**Required work**
Restate the records below word for word, and omit the images they hold.

**Input rows**
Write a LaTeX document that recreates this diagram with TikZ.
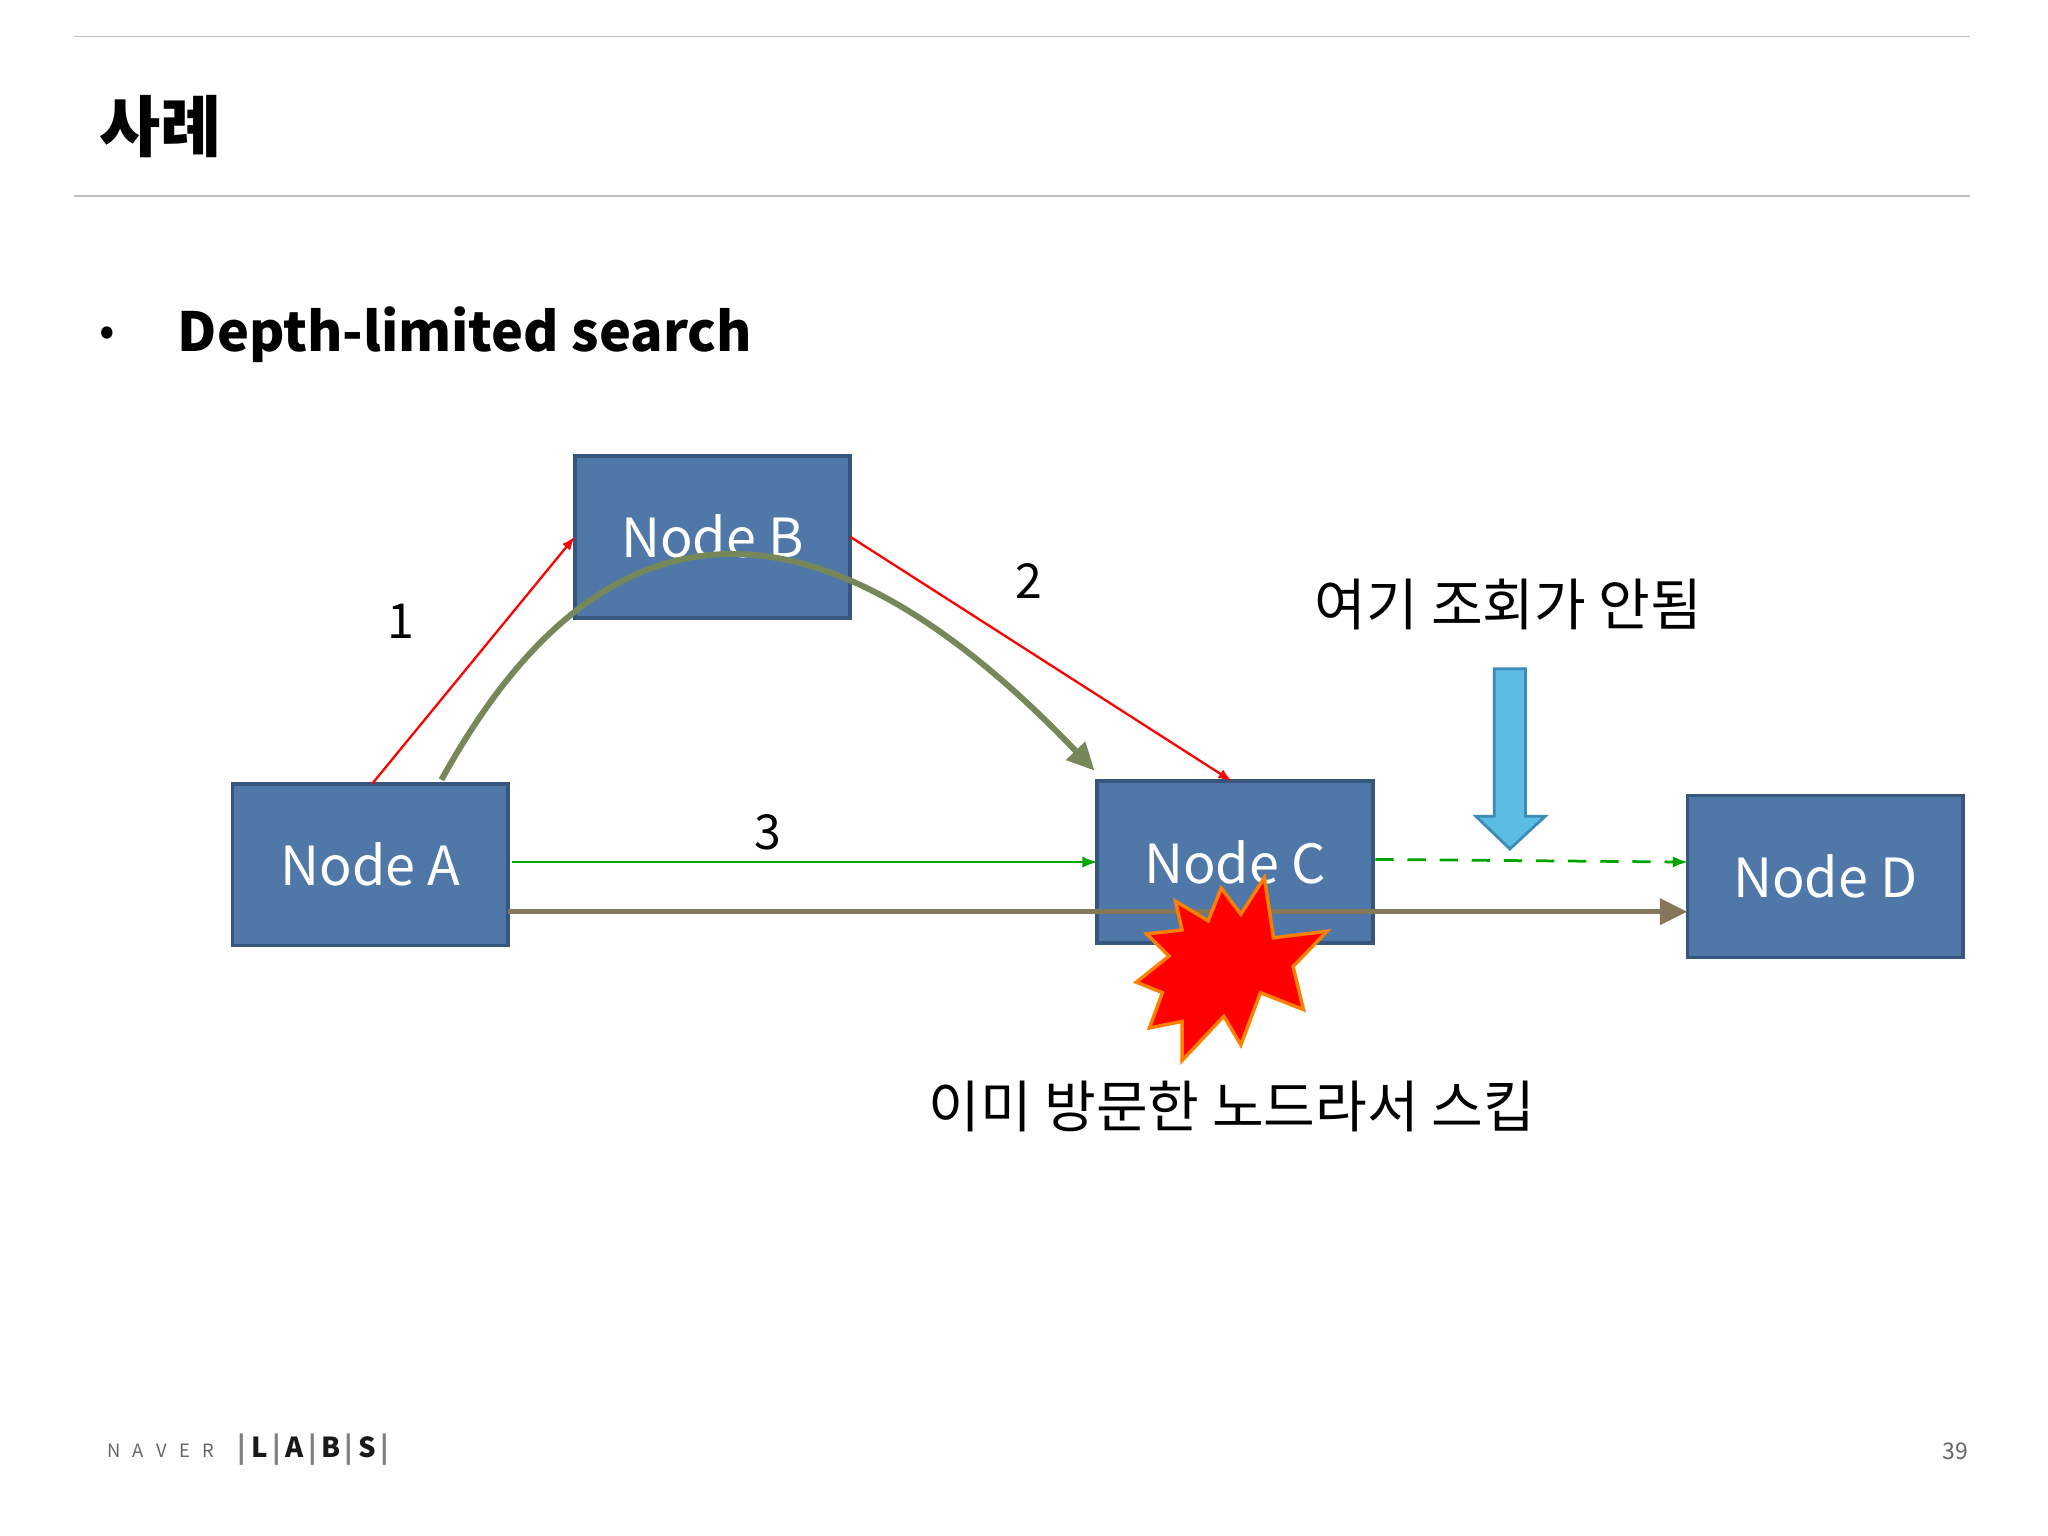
\documentclass[tikz,border=0pt]{standalone}
\usepackage{fontspec}
\usetikzlibrary{arrows.meta}
\setmainfont{Noto Sans CJK KR}
\begin{document}
\begin{tikzpicture}[x=0.02cm,y=-0.02cm,
  nodebox/.style={fill=nodefill, line width=1.6pt, minimum width=4.22cm, minimum height=2.48cm, text=white, font=\fontsize{23.5}{26}\selectfont, inner sep=0},
  lbl/.style={font=\fontsize{21}{24}\selectfont, inner sep=0},
  klbl/.style={font=\fontsize{24.5}{28}\selectfont, inner sep=0}]
\definecolor{nodefill}{HTML}{4F78A8}
\definecolor{nodeedge}{HTML}{36567E}
\definecolor{olive}{HTML}{76875A}
\definecolor{brownl}{HTML}{85785A}
\definecolor{skyb}{HTML}{5BBCE4}
\definecolor{skyedge}{HTML}{3A8CB5}
\tikzset{nodebox/.append style={draw=nodeedge}}
\useasboundingbox (0,0) rectangle (1568,1176);
\fill[white] (0,0) rectangle (1568,1176);
\draw[gray!50, line width=0.6pt] (57,28) -- (1508,28);
\draw[gray!50, line width=0.6pt] (57,150) -- (1508,150);
\node[anchor=west, font=\fontsize{29}{34}\selectfont\bfseries] (title) at (70,97) {사례};
\node[font=\fontsize{20}{24}\selectfont] (bul) at (82,258) {•};
\node[anchor=west, font=\fontsize{23.5}{28}\selectfont\bfseries] (sub) at (130,256) {Depth-limited search};
\node[nodebox] (B) at (545.5,411) {Node B};
\node[nodebox] (A) at (283.5,662) {Node A};
\node[nodebox] (C) at (945.5,660) {Node C};
\node[nodebox] (D) at (1397.5,671) {Node D};
\draw[red, line width=1pt, -latex] (285,600) -- (440,411);
\draw[red, line width=1pt, -latex] (651,411) -- (943,598);
\node[lbl] (l1) at (307,476) {1};
\node[lbl] (l2) at (788,445) {2};
\draw[green!65!black, line width=1.2pt, -latex] (392,660) -- (840,660);
\node[lbl] (l3) at (588,637) {3};
\draw[green!65!black, line width=1.2pt, dash pattern=on 8pt off 6pt, -latex] (1053,658) -- (1292,660);
\draw[brownl, line width=2.4pt, -{Triangle[length=12pt,width=11pt]}] (389,698) -- (1292,698);
\draw[olive, line width=2.6pt, -{Triangle[length=12pt,width=11pt]}] (338,597) .. controls (430,430) and (580,320) .. (838,590);
\draw[skyedge, fill=skyb, line width=1.2pt] (1144,512) -- (1168,512) -- (1168,625) -- (1183,625) -- (1156,650) -- (1130,625) -- (1144,625) -- cycle;
\node[klbl] (t1) at (1155,463) {여기 조회가 안됨};
\draw[orange, fill=red, line width=1.5pt] (968,672) -- (975,718) -- (1016,713) -- (990,740) -- (998,773) -- (965,760) -- (950,800) -- (937,778) -- (905,812) -- (905,782) -- (880,787) -- (890,760) -- (870,752) -- (895,732) -- (878,715) -- (905,712) -- (900,690) -- (925,705) -- (935,680) -- (950,700) -- cycle;
\node[klbl] (t2) at (943,847) {이미 방문한 노드라서 스킵};
\node[anchor=west, text=gray!80!black, font=\fontsize{8}{10}\selectfont] (naver) at (76,1111) {N\ \ \ A\ \ \ V\ \ \ E\ \ \ R};
\node[anchor=west, text=gray!20!black, font=\fontsize{12}{14}\selectfont\bfseries] (labs) at (176,1110) {\textcolor{gray}{|}\,L\,\textcolor{gray}{|}\,A\,\textcolor{gray}{|}\,B\,\textcolor{gray}{|}\,S\,\textcolor{gray}{|}};
\node[text=gray!80!black, font=\fontsize{10}{12}\selectfont] (pg) at (1497,1111) {39};
\end{tikzpicture}
\end{document}
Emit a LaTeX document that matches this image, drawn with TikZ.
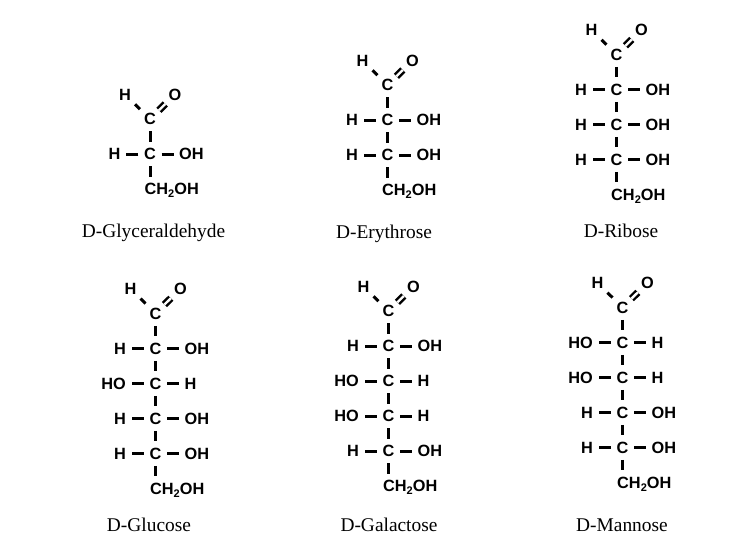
\documentclass[tikz,border=0pt]{standalone}
\usepackage{fontspec}
\setmainfont{Liberation Serif}
\newfontfamily\atomfont{Liberation Sans}
\usetikzlibrary{calc}
\tikzset{atom/.style={font=\atomfont\bfseries\fontsize{16.3}{18}\selectfont, inner sep=0pt, text height=11.5pt, text depth=0pt}}
\tikzset{bond/.style={line width=3pt, shorten <=5.5pt, shorten >=5.5pt}}
\tikzset{vbond/.style={line width=3pt, shorten <=6.5pt, shorten >=6.5pt}}
\tikzset{dbond/.style={line width=2.4pt, double, double distance=2.4pt, shorten <=4pt, shorten >=5pt}}
\tikzset{title/.style={font=\fontsize{19.4}{22}\selectfont, inner sep=0pt, anchor=base}}

% prefix, x, y of top carbon, rows, number of rows
\newcommand{\aldose}[5]{
  \node[atom] (#1c0) at (#2,#3) {C};
  \node[atom] (#1h) at (#2-25,#3-24.5) {H};
  \node[atom] (#1o) at (#2+25,#3-24.5) {O};
  \draw[bond] (#1c0) -- (#1h);
  \draw[dbond] (#1c0) -- (#1o);
  \foreach \i/\lt/\rt in {#4} {
    \pgfmathtruncatemacro{\j}{\i-1}
    \node[atom] (#1c\i) at (#2,#3+35*\i) {C};
    \node[atom, anchor=east] (#1l\i) at (#2-29.5,#3+35*\i) {\lt};
    \node[atom, anchor=west] (#1r\i) at (#2+29,#3+35*\i) {\rt};
    \draw[vbond] (#1c\j) -- (#1c\i);
    \draw[bond] (#1c\i) -- (#1l\i);
    \draw[bond] (#1c\i) -- (#1r\i);
  }
  \node[atom, anchor=west] (#1ch) at (#2-5.5,#3+35*#5+35)
    {CH\raisebox{-3pt}{\fontsize{11}{11}\selectfont 2}OH};
  \draw[vbond] (#1c#5) -- (#1c#5 |- #1ch.north);
}

\begin{document}
\begin{tikzpicture}[x=1pt,y=-1pt]
  \useasboundingbox (0,0) rectangle (752,555);

  \aldose{gly}{150}{119}{1/H/OH}{1}
  \aldose{ery}{387.5}{85}{1/H/OH,2/H/OH}{2}
  \aldose{rib}{616.5}{54.5}{1/H/OH,2/H/OH,3/H/OH}{3}
  \aldose{glu}{155.5}{313.3}{1/H/OH,2/HO/H,3/H/OH,4/H/OH}{4}
  \aldose{gal}{388.5}{311}{1/H/OH,2/HO/H,3/HO/H,4/H/OH}{4}
  \aldose{man}{622.5}{307.4}{1/HO/H,2/HO/H,3/H/OH,4/H/OH}{4}

  \node[title] (tgly) at (153.5,237) {D-Glyceraldehyde};
  \node[title] (tery) at (384,238) {D-Erythrose};
  \node[title] (trib) at (621,237) {D-Ribose};
  \node[title] (tglu) at (149,531) {D-Glucose};
  \node[title] (tgal) at (389,531) {D-Galactose};
  \node[title] (tman) at (622,531) {D-Mannose};
\end{tikzpicture}
\end{document}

**Full solution**
Write a LaTeX document that recreates this diagram with TikZ.
\documentclass[tikz,border=0pt]{standalone}
\usepackage{fontspec}
\usetikzlibrary{arrows.meta}
\setmainfont{Noto Sans CJK KR}
\begin{document}
\begin{tikzpicture}[x=0.02cm,y=-0.02cm,
  nodebox/.style={fill=nodefill, line width=1.6pt, minimum width=4.22cm, minimum height=2.48cm, text=white, font=\fontsize{23.5}{26}\selectfont, inner sep=0},
  lbl/.style={font=\fontsize{21}{24}\selectfont, inner sep=0},
  klbl/.style={font=\fontsize{24.5}{28}\selectfont, inner sep=0}]
\definecolor{nodefill}{HTML}{4F78A8}
\definecolor{nodeedge}{HTML}{36567E}
\definecolor{olive}{HTML}{76875A}
\definecolor{brownl}{HTML}{85785A}
\definecolor{skyb}{HTML}{5BBCE4}
\definecolor{skyedge}{HTML}{3A8CB5}
\tikzset{nodebox/.append style={draw=nodeedge}}
\useasboundingbox (0,0) rectangle (1568,1176);
\fill[white] (0,0) rectangle (1568,1176);
\draw[gray!50, line width=0.6pt] (57,28) -- (1508,28);
\draw[gray!50, line width=0.6pt] (57,150) -- (1508,150);
\node[anchor=west, font=\fontsize{29}{34}\selectfont\bfseries] (title) at (70,97) {사례};
\node[font=\fontsize{20}{24}\selectfont] (bul) at (82,258) {•};
\node[anchor=west, font=\fontsize{23.5}{28}\selectfont\bfseries] (sub) at (130,256) {Depth-limited search};
\node[nodebox] (B) at (545.5,411) {Node B};
\node[nodebox] (A) at (283.5,662) {Node A};
\node[nodebox] (C) at (945.5,660) {Node C};
\node[nodebox] (D) at (1397.5,671) {Node D};
\draw[red, line width=1pt, -latex] (285,600) -- (440,411);
\draw[red, line width=1pt, -latex] (651,411) -- (943,598);
\node[lbl] (l1) at (307,476) {1};
\node[lbl] (l2) at (788,445) {2};
\draw[green!65!black, line width=1.2pt, -latex] (392,660) -- (840,660);
\node[lbl] (l3) at (588,637) {3};
\draw[green!65!black, line width=1.2pt, dash pattern=on 8pt off 6pt, -latex] (1053,658) -- (1292,660);
\draw[brownl, line width=2.4pt, -{Triangle[length=12pt,width=11pt]}] (389,698) -- (1292,698);
\draw[olive, line width=2.6pt, -{Triangle[length=12pt,width=11pt]}] (338,597) .. controls (430,430) and (580,320) .. (838,590);
\draw[skyedge, fill=skyb, line width=1.2pt] (1144,512) -- (1168,512) -- (1168,625) -- (1183,625) -- (1156,650) -- (1130,625) -- (1144,625) -- cycle;
\node[klbl] (t1) at (1155,463) {여기 조회가 안됨};
\draw[orange, fill=red, line width=1.5pt] (968,672) -- (975,718) -- (1016,713) -- (990,740) -- (998,773) -- (965,760) -- (950,800) -- (937,778) -- (905,812) -- (905,782) -- (880,787) -- (890,760) -- (870,752) -- (895,732) -- (878,715) -- (905,712) -- (900,690) -- (925,705) -- (935,680) -- (950,700) -- cycle;
\node[klbl] (t2) at (943,847) {이미 방문한 노드라서 스킵};
\node[anchor=west, text=gray!80!black, font=\fontsize{8}{10}\selectfont] (naver) at (76,1111) {N\ \ \ A\ \ \ V\ \ \ E\ \ \ R};
\node[anchor=west, text=gray!20!black, font=\fontsize{12}{14}\selectfont\bfseries] (labs) at (176,1110) {\textcolor{gray}{|}\,L\,\textcolor{gray}{|}\,A\,\textcolor{gray}{|}\,B\,\textcolor{gray}{|}\,S\,\textcolor{gray}{|}};
\node[text=gray!80!black, font=\fontsize{10}{12}\selectfont] (pg) at (1497,1111) {39};
\end{tikzpicture}
\end{document}
Emit a LaTeX document that matches this image, drawn with TikZ.
\documentclass[tikz,border=0pt]{standalone}
\usepackage{fontspec}
\setmainfont{Liberation Serif}
\newfontfamily\atomfont{Liberation Sans}
\usetikzlibrary{calc}
\tikzset{atom/.style={font=\atomfont\bfseries\fontsize{16.3}{18}\selectfont, inner sep=0pt, text height=11.5pt, text depth=0pt}}
\tikzset{bond/.style={line width=3pt, shorten <=5.5pt, shorten >=5.5pt}}
\tikzset{vbond/.style={line width=3pt, shorten <=6.5pt, shorten >=6.5pt}}
\tikzset{dbond/.style={line width=2.4pt, double, double distance=2.4pt, shorten <=4pt, shorten >=5pt}}
\tikzset{title/.style={font=\fontsize{19.4}{22}\selectfont, inner sep=0pt, anchor=base}}

% prefix, x, y of top carbon, rows, number of rows
\newcommand{\aldose}[5]{
  \node[atom] (#1c0) at (#2,#3) {C};
  \node[atom] (#1h) at (#2-25,#3-24.5) {H};
  \node[atom] (#1o) at (#2+25,#3-24.5) {O};
  \draw[bond] (#1c0) -- (#1h);
  \draw[dbond] (#1c0) -- (#1o);
  \foreach \i/\lt/\rt in {#4} {
    \pgfmathtruncatemacro{\j}{\i-1}
    \node[atom] (#1c\i) at (#2,#3+35*\i) {C};
    \node[atom, anchor=east] (#1l\i) at (#2-29.5,#3+35*\i) {\lt};
    \node[atom, anchor=west] (#1r\i) at (#2+29,#3+35*\i) {\rt};
    \draw[vbond] (#1c\j) -- (#1c\i);
    \draw[bond] (#1c\i) -- (#1l\i);
    \draw[bond] (#1c\i) -- (#1r\i);
  }
  \node[atom, anchor=west] (#1ch) at (#2-5.5,#3+35*#5+35)
    {CH\raisebox{-3pt}{\fontsize{11}{11}\selectfont 2}OH};
  \draw[vbond] (#1c#5) -- (#1c#5 |- #1ch.north);
}

\begin{document}
\begin{tikzpicture}[x=1pt,y=-1pt]
  \useasboundingbox (0,0) rectangle (752,555);

  \aldose{gly}{150}{119}{1/H/OH}{1}
  \aldose{ery}{387.5}{85}{1/H/OH,2/H/OH}{2}
  \aldose{rib}{616.5}{54.5}{1/H/OH,2/H/OH,3/H/OH}{3}
  \aldose{glu}{155.5}{313.3}{1/H/OH,2/HO/H,3/H/OH,4/H/OH}{4}
  \aldose{gal}{388.5}{311}{1/H/OH,2/HO/H,3/HO/H,4/H/OH}{4}
  \aldose{man}{622.5}{307.4}{1/HO/H,2/HO/H,3/H/OH,4/H/OH}{4}

  \node[title] (tgly) at (153.5,237) {D-Glyceraldehyde};
  \node[title] (tery) at (384,238) {D-Erythrose};
  \node[title] (trib) at (621,237) {D-Ribose};
  \node[title] (tglu) at (149,531) {D-Glucose};
  \node[title] (tgal) at (389,531) {D-Galactose};
  \node[title] (tman) at (622,531) {D-Mannose};
\end{tikzpicture}
\end{document}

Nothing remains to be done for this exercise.